start

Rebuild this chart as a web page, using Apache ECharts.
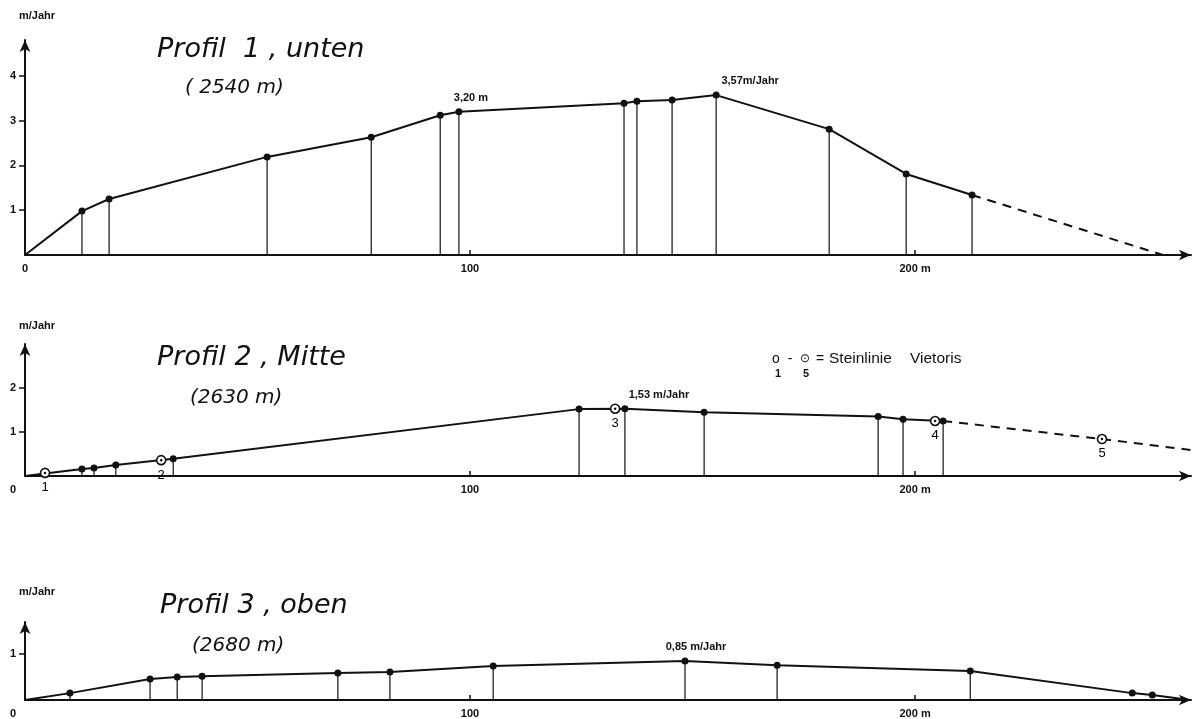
<!DOCTYPE html>
<html><head><meta charset="utf-8">
<script src="https://cdn.jsdelivr.net/npm/echarts@6/dist/echarts.min.js"></script>
<style>html,body{margin:0;padding:0;background:#fff}#c{width:1200px;height:719px}</style>
</head><body><div id="c"></div>
<script>
// ---------- data ----------
const xTickValues = [0, 100, 200];
const xTickLabels = ['0', '100', '200 m'];

// Profil 1, unten
const p1X = [0, 12.8, 18.9, 54.4, 77.8, 93.3, 97.5, 134.6, 137.5, 145.4, 155.3, 180.7, 198.0, 212.8];
const p1Y = [0, 0.98, 1.25, 2.19, 2.63, 3.12, 3.20, 3.39, 3.43, 3.46, 3.57, 2.81, 1.81, 1.34];
const p1DashX = [212.8, 255.7];
const p1DashY = [1.34, 0];
const p1Ticks = [1, 2, 3, 4];
const p1Notes = {6: '3,20 m', 10: '3,57m/Jahr'};

// Profil 2, Mitte
const p2X = [0, 12.8, 15.5, 20.4, 33.3, 124.5, 134.8, 152.6, 191.7, 197.3, 206.3];
const p2Y = [0, 0.16, 0.18, 0.25, 0.39, 1.52, 1.53, 1.45, 1.35, 1.29, 1.25];
const p2DashX = [206.3, 242.0, 262.0];
const p2DashY = [1.25, 0.84, 0.59];
const p2StoneX = [4.5, 30.6, 132.6, 204.5, 242.0];
const p2StoneY = [0.07, 0.36, 1.53, 1.25, 0.84];
const p2StoneNames = ['1', '2', '3', '4', '5'];
const p2Ticks = [1, 2];
const p2Notes = {6: '1,53 m/Jahr'};

// Profil 3, oben
const p3X = [0, 10.1, 28.1, 34.2, 39.8, 70.3, 82.0, 105.2, 148.3, 169.0, 212.4, 248.8, 253.3, 261.8];
const p3Y = [0, 0.15, 0.46, 0.50, 0.52, 0.59, 0.61, 0.74, 0.85, 0.76, 0.63, 0.15, 0.11, 0];
const p3DropCount = 10; // points 1..10 carry a vertical line
const p3Ticks = [1];
const p3Notes = {8: '0,85 m/Jahr'};

const titles = ['Profil  1 , unten', 'Profil 2 , Mitte', 'Profil 3 , oben'];
const heights = ['( 2540 m)', '(2630 m)', '(2680 m)'];
const yUnit = 'm/Jahr';
const legendSymbols = ['o', '-', '⊙', '='];
const legendWords = ['Steinlinie', 'Vietoris'];
const legendNums = ['1', '5'];

// ---------- chart ----------
const INK = '#111';
const FONT = '"Liberation Sans", Arial, sans-serif';
const TFONT = '"DejaVu Sans", sans-serif';
const zip = (a, b) => a.map((v, i) => [v, b[i]]);

const grids = [
  {left: 25, width: 1166, top: 40, height: 215},
  {left: 25, width: 1166, top: 344, height: 132},
  {left: 25, width: 1166, top: 622, height: 78}
];
const yMax = [4.8, 3, 1.7];
const yTicks = [p1Ticks, p2Ticks, p3Ticks];

const xAxes = grids.map((g, i) => ({
  type: 'value', gridIndex: i, min: 0, max: 262,
  axisLine: {show: true, symbol: ['none', 'arrow'], symbolSize: [8, 12], lineStyle: {color: INK, width: 2}},
  axisTick: {show: true, inside: true, length: 5, customValues: xTickValues.slice(1), lineStyle: {color: INK, width: 1.5}},
  axisLabel: {
    customValues: xTickValues, margin: 8, color: INK, fontSize: 11, fontFamily: FONT, fontWeight: 'bold',
    formatter: v => { const k = xTickValues.indexOf(v); const t = k >= 0 ? xTickLabels[k] : ''; return (v === 0 && i > 0) ? '{z|' + t + '}' : t; },
    rich: {z: {padding: [0, 24, 0, 0], fontSize: 11, fontWeight: 'bold', color: INK}}
  },
  splitLine: {show: false}
}));
const yAxes = grids.map((g, i) => ({
  type: 'value', gridIndex: i, min: 0, max: yMax[i],
  axisLine: {show: true, symbol: ['none', 'arrow'], symbolSize: [8, 12], lineStyle: {color: INK, width: 2}},
  axisTick: {show: true, inside: false, length: 6, customValues: yTicks[i], lineStyle: {color: INK, width: 1.5}},
  axisLabel: {customValues: yTicks[i], margin: 9, color: INK, fontSize: 11, fontFamily: FONT, fontWeight: 'bold'},
  splitLine: {show: false}
}));

function dropRender(params, api) {
  const x = api.value(0), y = api.value(1);
  const a = api.coord([x, y]);
  const b = api.coord([x, 0]);
  return {type: 'line', shape: {x1: a[0], y1: a[1], x2: b[0], y2: b[1]}, style: {stroke: INK, lineWidth: 1.2}};
}

function mainLine(i, xs, ys, notes, offsets) {
  return {
    type: 'line', xAxisIndex: i, yAxisIndex: i, z: 3,
    symbol: 'circle', symbolSize: 7, showAllSymbol: true,
    itemStyle: {color: INK}, lineStyle: {color: INK, width: 2},
    data: xs.map((x, k) => {
      const d = {value: [x, ys[k]]};
      if (k === 0) d.symbol = 'none';
      if (notes[k]) d.label = {show: true, position: 'top', distance: 5, offset: offsets[k], formatter: notes[k],
        color: INK, fontSize: 11, fontFamily: FONT, fontWeight: 'bold'};
      return d;
    }),
    animation: false
  };
}
function dashLine(i, xs, ys) {
  return {type: 'line', xAxisIndex: i, yAxisIndex: i, symbol: 'none', z: 2,
    lineStyle: {color: INK, width: 2, type: [9, 7]}, data: zip(xs, ys), animation: false};
}
function drops(i, pts) {
  return {type: 'custom', xAxisIndex: i, yAxisIndex: i, z: 1, renderItem: dropRender,
    encode: {x: 0, y: 1}, data: pts, animation: false};
}

const series = [
  drops(0, zip(p1X, p1Y).slice(1)),
  mainLine(0, p1X, p1Y, p1Notes, {6: [12, 0], 10: [34, 0]}),
  dashLine(0, p1DashX, p1DashY),

  drops(1, zip(p2X, p2Y).slice(1)),
  mainLine(1, p2X, p2Y, p2Notes, {6: [34, 0]}),
  dashLine(1, p2DashX, p2DashY),
  {type: 'scatter', xAxisIndex: 1, yAxisIndex: 1, z: 5, symbol: 'circle', symbolSize: 9,
    itemStyle: {color: '#fff', borderColor: INK, borderWidth: 1.6, opacity: 1},
    label: {show: true, position: 'bottom', distance: 3, color: '#000', fontSize: 13, fontFamily: FONT,
      formatter: p => p2StoneNames[p.dataIndex]},
    emphasis: {disabled: true},
    data: zip(p2StoneX, p2StoneY), animation: false},
  {type: 'scatter', xAxisIndex: 1, yAxisIndex: 1, z: 6, symbol: 'circle', symbolSize: 2.5,
    itemStyle: {color: INK, opacity: 1}, data: zip(p2StoneX, p2StoneY), animation: false},

  drops(2, zip(p3X, p3Y).slice(1, 1 + p3DropCount)),
  mainLine(2, p3X, p3Y, p3Notes, {8: [11, 0]})
];
// last point of profil 3 has no dot
series[series.length - 1].data[p3X.length - 1].symbol = 'none';

const titleY = [50, 358, 606];
const heightY = [87, 397, 645];
const titleX = [157, 157, 160];
const heightX = [185, 190, 192];
const unitY = [17, 327, 593];
const graphic = [];
for (let i = 0; i < 3; i++) {
  graphic.push({type: 'text', left: titleX[i], top: titleY[i] - 14, z: 10,
    style: {text: titles[i], fontSize: 27, fontStyle: 'italic', fontFamily: TFONT, fill: INK}});
  graphic.push({type: 'text', left: heightX[i], top: heightY[i] - 9, z: 10,
    style: {text: heights[i], fontSize: 20, fontStyle: 'italic', fontFamily: TFONT, fill: INK}});
  graphic.push({type: 'text', left: 19, top: unitY[i] - 7, z: 10,
    style: {text: yUnit, fontSize: 11, fontWeight: 'bold', fontFamily: FONT, fill: INK}});
}
const legSymX = [776, 790, 805, 820];
legendSymbols.forEach((s, k) => graphic.push({type: 'text', x: legSymX[k], y: 359, z: 10,
  style: {text: s, fontSize: k === 2 ? 12 : 14, fontFamily: FONT, fill: INK, align: 'center', verticalAlign: 'middle'}}));
const legWordX = [829, 910];
legendWords.forEach((s, k) => graphic.push({type: 'text', x: legWordX[k], y: 359, z: 10,
  style: {text: s, fontSize: 15.5, fontFamily: FONT, fill: INK, align: 'left', verticalAlign: 'middle'}}));
const legNumX = [778, 806];
legendNums.forEach((s, k) => graphic.push({type: 'text', x: legNumX[k], y: 374, z: 10,
  style: {text: s, fontSize: 11, fontWeight: 'bold', fontFamily: FONT, fill: INK, align: 'center', verticalAlign: 'middle'}}));

const chart = echarts.init(document.getElementById('c'), null, {renderer: 'canvas'});
chart.setOption({
  backgroundColor: '#fff',
  animation: false,
  grid: grids,
  xAxis: xAxes,
  yAxis: yAxes,
  series: series,
  graphic: graphic
});
</script>
</body></html>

end

What this task involves
Reproduce the data above word for word from its first line through the line that holds "const zip = (a, b)", both ends included; skip pictures.

Correct answer
Rebuild this chart as a web page, using Apache ECharts.
<!DOCTYPE html>
<html><head><meta charset="utf-8">
<script src="https://cdn.jsdelivr.net/npm/echarts@6/dist/echarts.min.js"></script>
<style>html,body{margin:0;padding:0;background:#fff}#c{width:1200px;height:719px}</style>
</head><body><div id="c"></div>
<script>
// ---------- data ----------
const xTickValues = [0, 100, 200];
const xTickLabels = ['0', '100', '200 m'];

// Profil 1, unten
const p1X = [0, 12.8, 18.9, 54.4, 77.8, 93.3, 97.5, 134.6, 137.5, 145.4, 155.3, 180.7, 198.0, 212.8];
const p1Y = [0, 0.98, 1.25, 2.19, 2.63, 3.12, 3.20, 3.39, 3.43, 3.46, 3.57, 2.81, 1.81, 1.34];
const p1DashX = [212.8, 255.7];
const p1DashY = [1.34, 0];
const p1Ticks = [1, 2, 3, 4];
const p1Notes = {6: '3,20 m', 10: '3,57m/Jahr'};

// Profil 2, Mitte
const p2X = [0, 12.8, 15.5, 20.4, 33.3, 124.5, 134.8, 152.6, 191.7, 197.3, 206.3];
const p2Y = [0, 0.16, 0.18, 0.25, 0.39, 1.52, 1.53, 1.45, 1.35, 1.29, 1.25];
const p2DashX = [206.3, 242.0, 262.0];
const p2DashY = [1.25, 0.84, 0.59];
const p2StoneX = [4.5, 30.6, 132.6, 204.5, 242.0];
const p2StoneY = [0.07, 0.36, 1.53, 1.25, 0.84];
const p2StoneNames = ['1', '2', '3', '4', '5'];
const p2Ticks = [1, 2];
const p2Notes = {6: '1,53 m/Jahr'};

// Profil 3, oben
const p3X = [0, 10.1, 28.1, 34.2, 39.8, 70.3, 82.0, 105.2, 148.3, 169.0, 212.4, 248.8, 253.3, 261.8];
const p3Y = [0, 0.15, 0.46, 0.50, 0.52, 0.59, 0.61, 0.74, 0.85, 0.76, 0.63, 0.15, 0.11, 0];
const p3DropCount = 10; // points 1..10 carry a vertical line
const p3Ticks = [1];
const p3Notes = {8: '0,85 m/Jahr'};

const titles = ['Profil  1 , unten', 'Profil 2 , Mitte', 'Profil 3 , oben'];
const heights = ['( 2540 m)', '(2630 m)', '(2680 m)'];
const yUnit = 'm/Jahr';
const legendSymbols = ['o', '-', '⊙', '='];
const legendWords = ['Steinlinie', 'Vietoris'];
const legendNums = ['1', '5'];

// ---------- chart ----------
const INK = '#111';
const FONT = '"Liberation Sans", Arial, sans-serif';
const TFONT = '"DejaVu Sans", sans-serif';
const zip = (a, b) => a.map((v, i) => [v, b[i]]);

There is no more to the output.